> **SHORT EXERCISE**: Reproduce from the records below, with no pictures, exactly the lines between the one containing "Generate a component" and the one containing "Chart.register(...registerables);", inclusive.

> **EXERCISE INPUTS**:
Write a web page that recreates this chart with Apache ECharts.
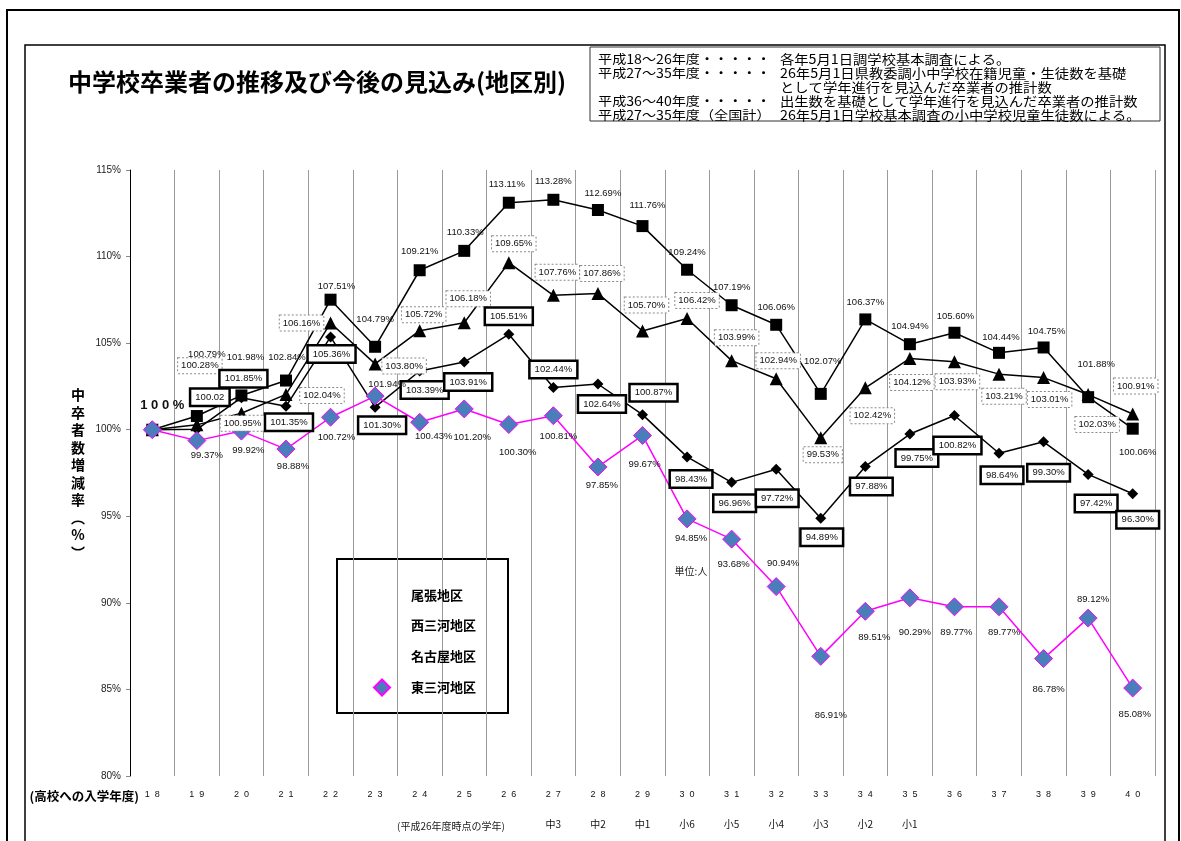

==

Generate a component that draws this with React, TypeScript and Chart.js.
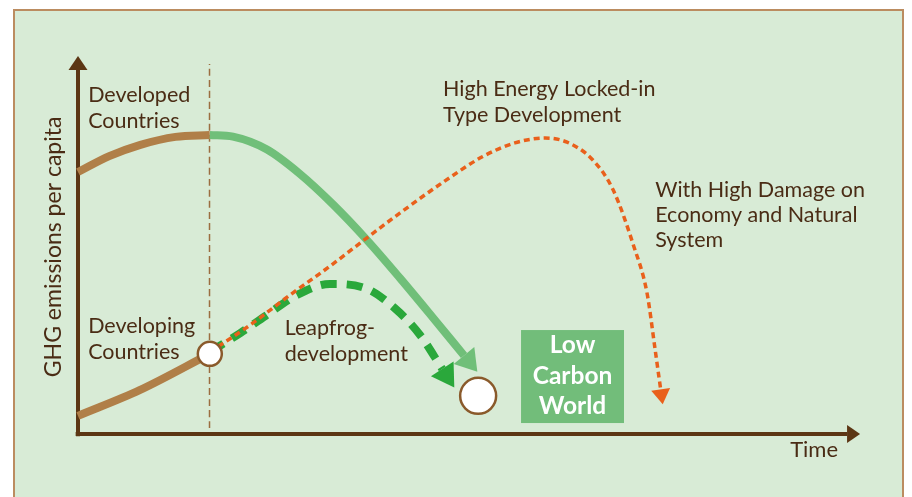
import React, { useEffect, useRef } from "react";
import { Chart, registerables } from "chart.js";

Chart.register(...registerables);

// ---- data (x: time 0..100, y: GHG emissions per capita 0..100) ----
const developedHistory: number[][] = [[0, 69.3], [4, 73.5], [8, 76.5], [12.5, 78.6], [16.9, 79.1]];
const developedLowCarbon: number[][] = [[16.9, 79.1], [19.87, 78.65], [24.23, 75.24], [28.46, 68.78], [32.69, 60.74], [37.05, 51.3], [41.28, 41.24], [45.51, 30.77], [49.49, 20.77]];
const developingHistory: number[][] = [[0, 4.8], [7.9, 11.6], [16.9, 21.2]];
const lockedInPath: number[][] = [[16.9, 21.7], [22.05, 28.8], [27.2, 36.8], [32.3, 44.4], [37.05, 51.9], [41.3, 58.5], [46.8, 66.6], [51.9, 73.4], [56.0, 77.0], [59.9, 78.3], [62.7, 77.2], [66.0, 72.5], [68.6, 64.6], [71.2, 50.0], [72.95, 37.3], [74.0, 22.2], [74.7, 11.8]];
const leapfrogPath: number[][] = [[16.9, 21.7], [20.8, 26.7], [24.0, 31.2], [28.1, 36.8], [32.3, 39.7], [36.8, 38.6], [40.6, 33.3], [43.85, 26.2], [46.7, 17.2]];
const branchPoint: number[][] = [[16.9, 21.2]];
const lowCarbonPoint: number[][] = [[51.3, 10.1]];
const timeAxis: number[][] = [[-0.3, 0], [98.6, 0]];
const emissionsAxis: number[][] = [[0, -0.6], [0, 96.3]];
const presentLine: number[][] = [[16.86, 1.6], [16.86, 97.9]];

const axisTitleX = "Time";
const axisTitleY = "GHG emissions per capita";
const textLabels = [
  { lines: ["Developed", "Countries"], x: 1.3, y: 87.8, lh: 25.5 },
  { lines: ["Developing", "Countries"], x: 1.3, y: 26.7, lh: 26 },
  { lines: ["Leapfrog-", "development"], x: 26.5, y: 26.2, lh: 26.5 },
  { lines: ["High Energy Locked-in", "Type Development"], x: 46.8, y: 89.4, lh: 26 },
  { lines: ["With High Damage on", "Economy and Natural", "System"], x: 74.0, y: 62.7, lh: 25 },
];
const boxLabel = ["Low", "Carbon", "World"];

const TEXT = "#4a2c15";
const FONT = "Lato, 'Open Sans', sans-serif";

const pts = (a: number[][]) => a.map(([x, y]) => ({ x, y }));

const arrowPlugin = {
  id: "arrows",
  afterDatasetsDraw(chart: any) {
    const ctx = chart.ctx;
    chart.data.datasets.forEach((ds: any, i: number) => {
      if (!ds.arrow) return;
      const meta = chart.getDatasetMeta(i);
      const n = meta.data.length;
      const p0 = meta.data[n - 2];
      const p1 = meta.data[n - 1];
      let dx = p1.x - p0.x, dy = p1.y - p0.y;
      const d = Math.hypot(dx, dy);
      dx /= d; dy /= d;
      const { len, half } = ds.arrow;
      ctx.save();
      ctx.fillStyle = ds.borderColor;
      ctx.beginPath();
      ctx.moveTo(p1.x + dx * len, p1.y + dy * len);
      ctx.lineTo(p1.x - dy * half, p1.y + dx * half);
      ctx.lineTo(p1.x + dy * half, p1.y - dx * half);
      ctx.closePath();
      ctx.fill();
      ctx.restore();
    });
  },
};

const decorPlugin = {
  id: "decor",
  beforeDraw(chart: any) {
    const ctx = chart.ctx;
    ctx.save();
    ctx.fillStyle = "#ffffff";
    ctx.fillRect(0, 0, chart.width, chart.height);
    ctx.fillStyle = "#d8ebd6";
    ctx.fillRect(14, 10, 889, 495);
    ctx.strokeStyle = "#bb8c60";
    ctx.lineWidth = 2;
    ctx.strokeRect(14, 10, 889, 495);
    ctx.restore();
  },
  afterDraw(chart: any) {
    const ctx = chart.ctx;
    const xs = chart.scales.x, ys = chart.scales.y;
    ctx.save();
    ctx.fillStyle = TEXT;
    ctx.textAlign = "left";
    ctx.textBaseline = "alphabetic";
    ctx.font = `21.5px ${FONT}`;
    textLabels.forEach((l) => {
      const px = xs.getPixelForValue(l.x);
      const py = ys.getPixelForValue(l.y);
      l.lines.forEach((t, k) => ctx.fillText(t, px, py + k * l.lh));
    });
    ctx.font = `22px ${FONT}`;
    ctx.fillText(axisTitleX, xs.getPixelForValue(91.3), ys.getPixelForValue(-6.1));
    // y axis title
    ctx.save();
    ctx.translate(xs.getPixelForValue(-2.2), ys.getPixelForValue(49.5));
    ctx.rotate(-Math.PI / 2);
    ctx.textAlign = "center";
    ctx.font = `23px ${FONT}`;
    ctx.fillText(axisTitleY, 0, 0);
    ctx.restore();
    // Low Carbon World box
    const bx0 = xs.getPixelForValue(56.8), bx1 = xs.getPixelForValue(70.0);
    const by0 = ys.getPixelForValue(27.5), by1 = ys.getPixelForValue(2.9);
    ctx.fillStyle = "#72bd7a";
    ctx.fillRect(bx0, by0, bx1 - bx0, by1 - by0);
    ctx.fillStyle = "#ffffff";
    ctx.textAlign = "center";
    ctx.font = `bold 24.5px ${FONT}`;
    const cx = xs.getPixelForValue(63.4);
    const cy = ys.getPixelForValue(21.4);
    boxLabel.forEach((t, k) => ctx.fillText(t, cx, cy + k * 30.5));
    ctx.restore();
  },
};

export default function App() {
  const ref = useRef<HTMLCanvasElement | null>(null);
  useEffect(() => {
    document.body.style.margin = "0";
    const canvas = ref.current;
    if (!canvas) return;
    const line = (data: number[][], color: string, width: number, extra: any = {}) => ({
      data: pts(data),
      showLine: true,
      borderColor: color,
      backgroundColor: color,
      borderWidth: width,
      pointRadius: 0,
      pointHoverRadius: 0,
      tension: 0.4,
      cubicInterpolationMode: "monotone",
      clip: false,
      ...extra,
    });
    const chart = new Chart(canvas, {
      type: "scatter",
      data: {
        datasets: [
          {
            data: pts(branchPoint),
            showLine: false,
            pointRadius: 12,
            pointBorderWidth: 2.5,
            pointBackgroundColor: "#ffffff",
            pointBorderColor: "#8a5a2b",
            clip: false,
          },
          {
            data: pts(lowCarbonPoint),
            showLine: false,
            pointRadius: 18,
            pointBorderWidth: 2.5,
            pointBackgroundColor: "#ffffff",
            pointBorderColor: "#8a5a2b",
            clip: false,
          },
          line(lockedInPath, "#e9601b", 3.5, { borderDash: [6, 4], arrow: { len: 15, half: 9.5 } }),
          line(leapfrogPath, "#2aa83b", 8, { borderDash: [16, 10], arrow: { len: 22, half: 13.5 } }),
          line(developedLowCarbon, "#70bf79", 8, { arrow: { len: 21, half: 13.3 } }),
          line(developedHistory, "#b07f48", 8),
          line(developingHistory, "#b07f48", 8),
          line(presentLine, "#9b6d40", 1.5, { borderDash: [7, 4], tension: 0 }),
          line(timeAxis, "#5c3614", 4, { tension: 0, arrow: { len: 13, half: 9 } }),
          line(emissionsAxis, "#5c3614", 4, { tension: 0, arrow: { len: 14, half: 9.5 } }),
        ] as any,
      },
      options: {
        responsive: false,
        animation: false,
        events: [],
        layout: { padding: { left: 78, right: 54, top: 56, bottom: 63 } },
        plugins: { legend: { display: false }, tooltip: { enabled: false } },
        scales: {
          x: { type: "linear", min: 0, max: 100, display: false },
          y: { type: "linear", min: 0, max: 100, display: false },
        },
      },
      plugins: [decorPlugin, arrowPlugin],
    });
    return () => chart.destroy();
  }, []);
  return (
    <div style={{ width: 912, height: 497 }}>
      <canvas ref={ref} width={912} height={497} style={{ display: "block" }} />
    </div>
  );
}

> **COMPLETED EXERCISE**:
Generate a component that draws this with React, TypeScript and Chart.js.
import React, { useEffect, useRef } from "react";
import { Chart, registerables } from "chart.js";

Chart.register(...registerables);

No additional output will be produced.